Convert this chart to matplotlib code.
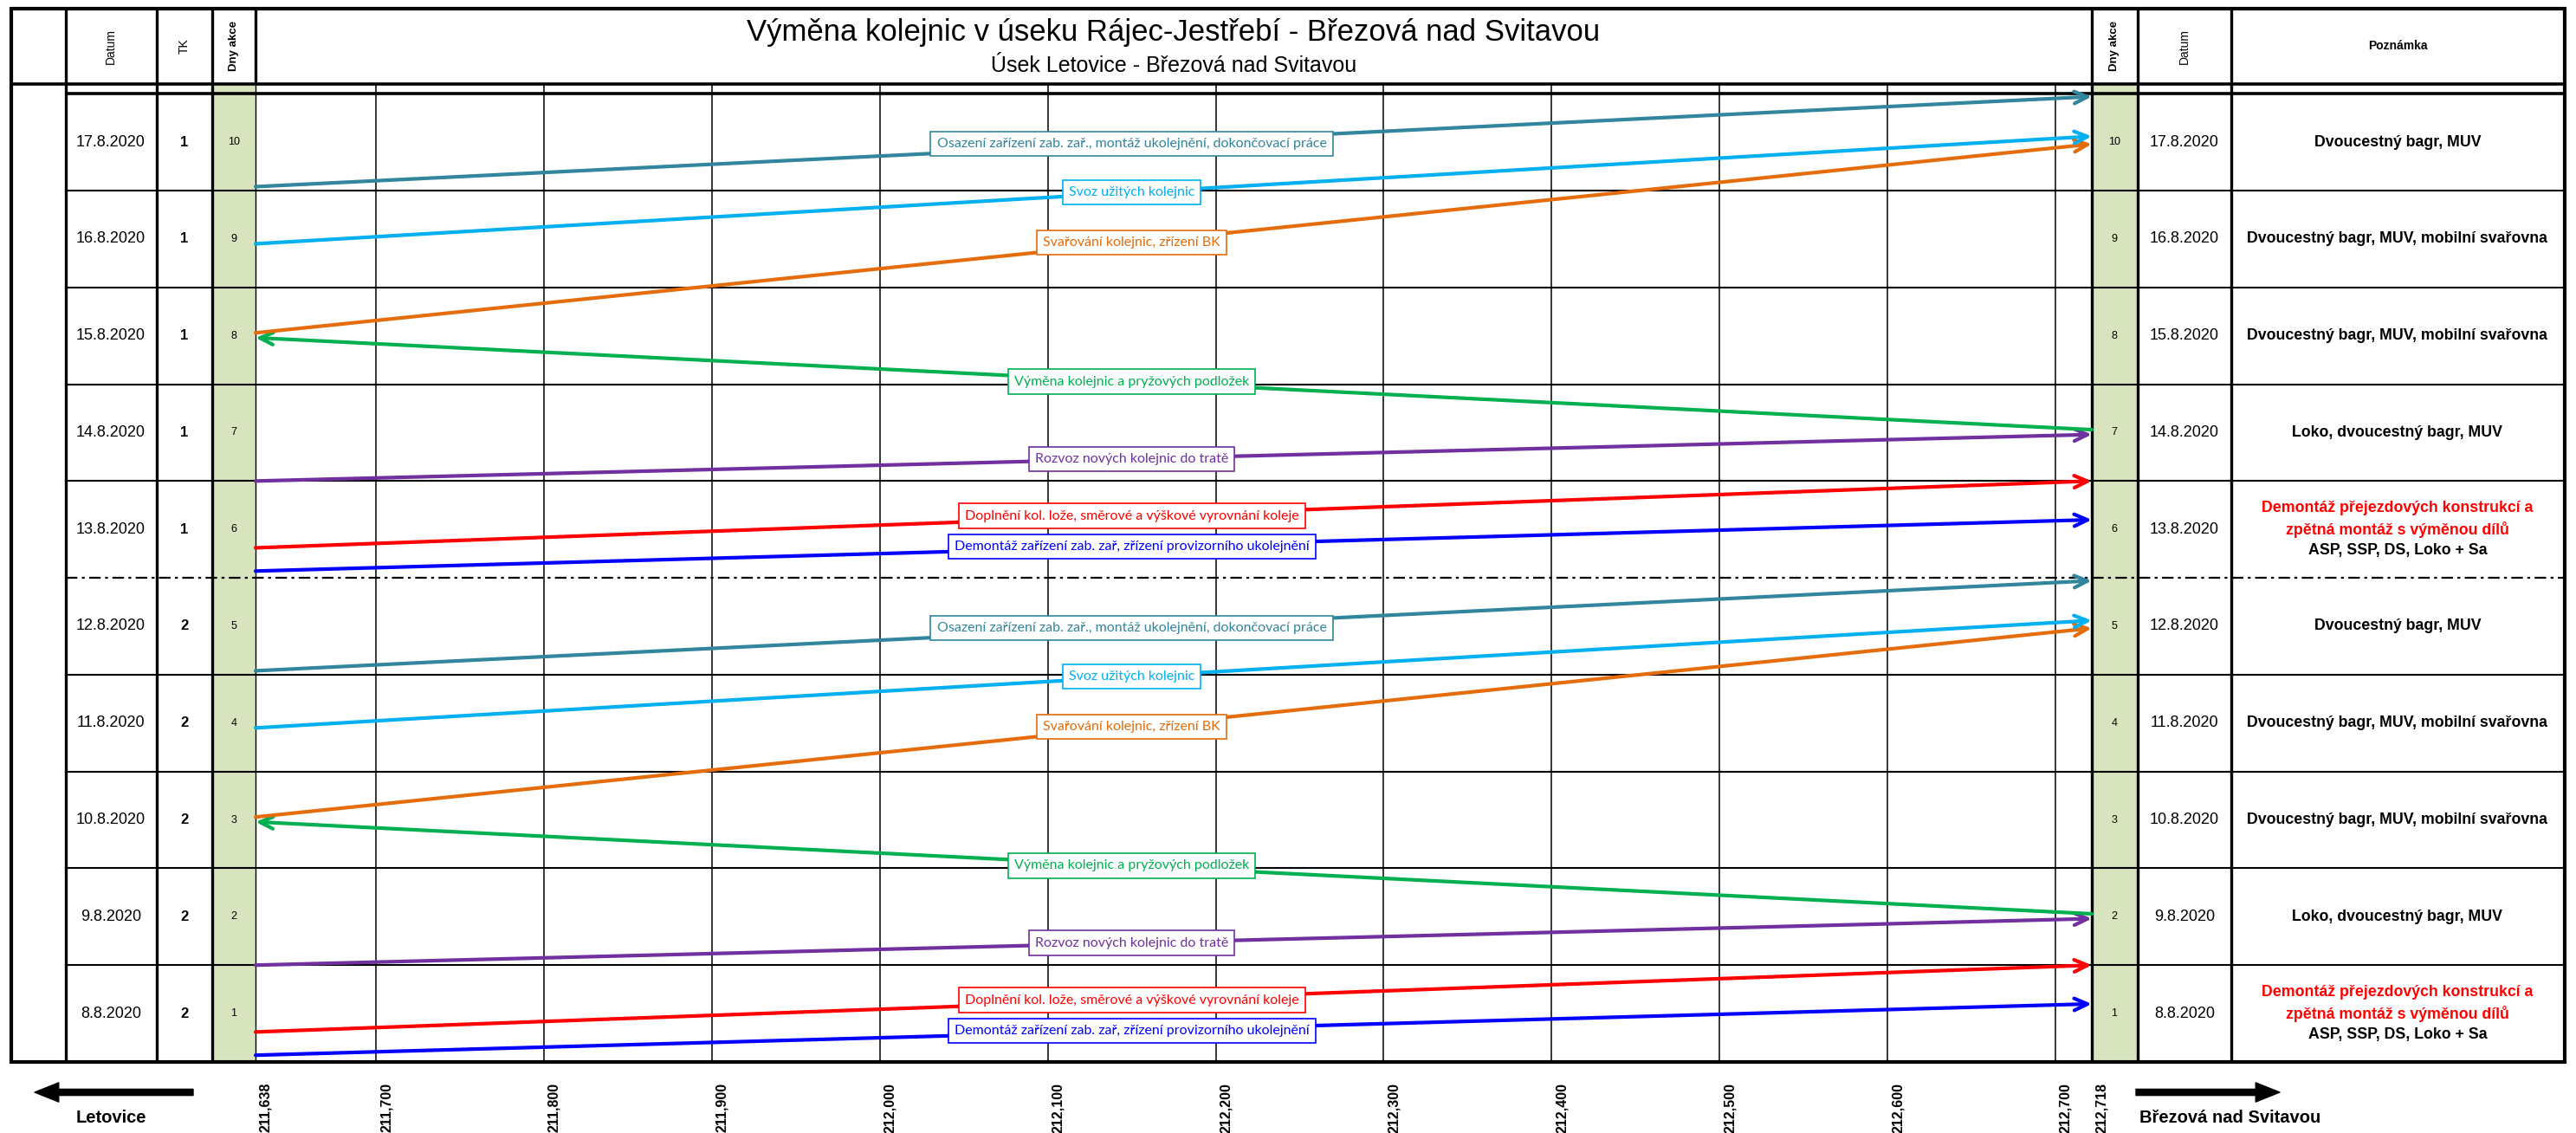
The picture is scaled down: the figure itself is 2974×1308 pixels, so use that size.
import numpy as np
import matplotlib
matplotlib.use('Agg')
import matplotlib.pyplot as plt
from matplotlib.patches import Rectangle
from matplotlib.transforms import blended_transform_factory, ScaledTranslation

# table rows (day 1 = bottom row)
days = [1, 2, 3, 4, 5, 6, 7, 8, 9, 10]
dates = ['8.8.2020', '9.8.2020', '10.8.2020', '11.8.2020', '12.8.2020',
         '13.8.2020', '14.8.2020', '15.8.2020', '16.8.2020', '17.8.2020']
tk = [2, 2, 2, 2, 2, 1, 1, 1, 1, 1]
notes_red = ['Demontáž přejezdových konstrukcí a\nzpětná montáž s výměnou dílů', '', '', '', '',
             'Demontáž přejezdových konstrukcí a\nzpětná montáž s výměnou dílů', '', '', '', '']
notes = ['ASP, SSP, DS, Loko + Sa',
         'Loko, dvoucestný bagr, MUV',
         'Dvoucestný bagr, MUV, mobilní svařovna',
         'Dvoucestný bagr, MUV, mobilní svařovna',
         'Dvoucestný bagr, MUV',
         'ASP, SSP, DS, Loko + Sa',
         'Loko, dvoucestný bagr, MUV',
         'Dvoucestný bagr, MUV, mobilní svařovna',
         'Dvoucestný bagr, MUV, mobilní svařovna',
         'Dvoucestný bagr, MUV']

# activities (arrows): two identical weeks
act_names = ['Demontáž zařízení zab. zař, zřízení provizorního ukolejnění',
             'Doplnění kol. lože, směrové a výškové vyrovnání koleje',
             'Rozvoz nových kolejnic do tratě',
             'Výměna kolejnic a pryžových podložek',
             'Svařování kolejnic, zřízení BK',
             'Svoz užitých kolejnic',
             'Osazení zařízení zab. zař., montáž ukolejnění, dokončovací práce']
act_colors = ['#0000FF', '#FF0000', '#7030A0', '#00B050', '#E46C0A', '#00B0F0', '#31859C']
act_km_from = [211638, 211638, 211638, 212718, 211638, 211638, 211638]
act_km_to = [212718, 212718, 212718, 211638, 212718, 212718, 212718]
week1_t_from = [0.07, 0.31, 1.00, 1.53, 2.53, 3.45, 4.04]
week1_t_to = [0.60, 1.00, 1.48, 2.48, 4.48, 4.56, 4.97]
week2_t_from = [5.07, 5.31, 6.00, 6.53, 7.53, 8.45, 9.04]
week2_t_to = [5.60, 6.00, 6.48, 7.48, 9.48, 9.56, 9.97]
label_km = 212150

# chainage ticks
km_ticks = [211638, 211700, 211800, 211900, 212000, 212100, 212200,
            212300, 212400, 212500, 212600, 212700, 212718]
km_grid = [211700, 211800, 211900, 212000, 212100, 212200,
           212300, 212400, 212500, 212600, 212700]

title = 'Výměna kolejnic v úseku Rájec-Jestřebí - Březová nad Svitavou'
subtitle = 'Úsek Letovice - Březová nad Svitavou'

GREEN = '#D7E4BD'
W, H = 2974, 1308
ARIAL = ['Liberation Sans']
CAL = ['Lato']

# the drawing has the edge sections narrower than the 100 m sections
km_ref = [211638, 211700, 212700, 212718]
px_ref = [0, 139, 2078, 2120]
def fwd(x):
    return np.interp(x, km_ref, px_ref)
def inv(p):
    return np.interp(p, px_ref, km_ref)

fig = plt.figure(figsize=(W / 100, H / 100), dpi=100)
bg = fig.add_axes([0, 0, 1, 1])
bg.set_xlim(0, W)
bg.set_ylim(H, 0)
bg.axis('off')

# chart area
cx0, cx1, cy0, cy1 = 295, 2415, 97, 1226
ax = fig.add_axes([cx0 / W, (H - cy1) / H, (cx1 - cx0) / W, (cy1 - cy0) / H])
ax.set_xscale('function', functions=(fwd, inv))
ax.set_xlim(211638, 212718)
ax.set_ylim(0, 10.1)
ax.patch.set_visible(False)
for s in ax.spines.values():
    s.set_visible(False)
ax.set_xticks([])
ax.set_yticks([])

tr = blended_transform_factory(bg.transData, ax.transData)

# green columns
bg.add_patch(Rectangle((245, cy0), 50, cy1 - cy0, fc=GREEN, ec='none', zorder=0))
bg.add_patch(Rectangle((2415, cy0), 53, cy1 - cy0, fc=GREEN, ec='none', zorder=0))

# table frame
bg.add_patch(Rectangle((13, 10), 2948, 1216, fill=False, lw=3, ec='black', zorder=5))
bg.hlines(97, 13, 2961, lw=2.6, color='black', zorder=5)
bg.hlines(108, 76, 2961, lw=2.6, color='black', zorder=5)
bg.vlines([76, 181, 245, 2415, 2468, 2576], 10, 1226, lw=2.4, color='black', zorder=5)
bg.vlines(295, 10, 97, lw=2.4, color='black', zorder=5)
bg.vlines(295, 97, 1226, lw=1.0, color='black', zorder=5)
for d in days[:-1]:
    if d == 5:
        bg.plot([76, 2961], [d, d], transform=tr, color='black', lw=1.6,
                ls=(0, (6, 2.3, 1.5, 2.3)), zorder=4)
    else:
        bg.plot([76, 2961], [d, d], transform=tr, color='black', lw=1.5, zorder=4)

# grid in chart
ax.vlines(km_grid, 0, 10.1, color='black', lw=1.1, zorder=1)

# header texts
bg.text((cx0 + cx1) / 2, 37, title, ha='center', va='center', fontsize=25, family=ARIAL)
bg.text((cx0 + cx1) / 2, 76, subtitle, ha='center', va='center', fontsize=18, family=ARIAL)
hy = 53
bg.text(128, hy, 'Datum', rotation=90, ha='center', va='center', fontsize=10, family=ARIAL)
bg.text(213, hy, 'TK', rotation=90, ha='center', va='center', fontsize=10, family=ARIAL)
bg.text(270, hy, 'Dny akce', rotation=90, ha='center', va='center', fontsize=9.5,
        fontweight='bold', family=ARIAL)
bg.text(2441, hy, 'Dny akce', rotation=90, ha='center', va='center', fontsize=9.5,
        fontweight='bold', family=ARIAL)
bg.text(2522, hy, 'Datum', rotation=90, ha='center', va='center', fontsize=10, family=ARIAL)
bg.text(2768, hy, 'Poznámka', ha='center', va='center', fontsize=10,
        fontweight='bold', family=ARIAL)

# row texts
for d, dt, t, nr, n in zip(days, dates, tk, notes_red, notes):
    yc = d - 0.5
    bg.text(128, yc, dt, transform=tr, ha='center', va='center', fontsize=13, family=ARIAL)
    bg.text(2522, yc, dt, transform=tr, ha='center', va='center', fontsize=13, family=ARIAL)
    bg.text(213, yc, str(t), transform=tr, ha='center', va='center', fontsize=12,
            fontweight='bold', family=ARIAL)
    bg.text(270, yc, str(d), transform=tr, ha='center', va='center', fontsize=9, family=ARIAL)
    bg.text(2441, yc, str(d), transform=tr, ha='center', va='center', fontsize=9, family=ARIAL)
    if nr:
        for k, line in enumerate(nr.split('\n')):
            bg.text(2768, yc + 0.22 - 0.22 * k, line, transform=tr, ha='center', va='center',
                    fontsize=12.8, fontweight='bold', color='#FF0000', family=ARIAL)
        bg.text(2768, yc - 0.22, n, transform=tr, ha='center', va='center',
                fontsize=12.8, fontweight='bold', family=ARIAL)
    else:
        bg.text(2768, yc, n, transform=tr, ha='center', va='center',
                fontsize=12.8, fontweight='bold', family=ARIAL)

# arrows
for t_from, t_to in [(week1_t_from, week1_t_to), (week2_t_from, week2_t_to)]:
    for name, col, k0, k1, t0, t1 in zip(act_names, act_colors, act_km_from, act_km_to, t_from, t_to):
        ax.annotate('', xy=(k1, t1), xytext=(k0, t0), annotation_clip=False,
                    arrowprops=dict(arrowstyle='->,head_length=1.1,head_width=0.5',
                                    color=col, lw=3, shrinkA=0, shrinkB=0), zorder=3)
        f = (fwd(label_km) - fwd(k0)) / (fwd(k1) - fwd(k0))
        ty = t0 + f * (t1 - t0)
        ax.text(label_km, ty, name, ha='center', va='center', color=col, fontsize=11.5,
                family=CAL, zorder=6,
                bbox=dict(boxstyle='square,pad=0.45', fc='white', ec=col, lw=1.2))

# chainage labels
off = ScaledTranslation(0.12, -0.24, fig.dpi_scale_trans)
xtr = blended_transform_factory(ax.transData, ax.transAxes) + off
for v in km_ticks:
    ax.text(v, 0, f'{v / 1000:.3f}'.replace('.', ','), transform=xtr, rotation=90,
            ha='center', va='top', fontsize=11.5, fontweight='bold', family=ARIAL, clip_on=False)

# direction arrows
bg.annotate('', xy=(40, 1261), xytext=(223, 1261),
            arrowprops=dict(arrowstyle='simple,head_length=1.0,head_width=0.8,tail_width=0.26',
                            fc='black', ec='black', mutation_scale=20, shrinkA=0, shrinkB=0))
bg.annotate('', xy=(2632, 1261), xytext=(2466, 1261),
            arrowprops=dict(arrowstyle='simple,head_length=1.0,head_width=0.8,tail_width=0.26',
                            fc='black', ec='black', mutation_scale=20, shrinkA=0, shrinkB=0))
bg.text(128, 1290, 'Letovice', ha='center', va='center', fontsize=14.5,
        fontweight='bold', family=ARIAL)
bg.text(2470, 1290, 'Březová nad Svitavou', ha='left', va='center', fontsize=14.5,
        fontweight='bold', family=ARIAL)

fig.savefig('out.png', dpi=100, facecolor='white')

■ ■ ■ ■

- _Goal_:
All lines that include "matplotlib" are to be gathered and copied.

- _Exercise solution_:
Convert this chart to matplotlib code.
import matplotlib
matplotlib.use('Agg')
import matplotlib.pyplot as plt
from matplotlib.patches import Rectangle
from matplotlib.transforms import blended_transform_factory, ScaledTranslation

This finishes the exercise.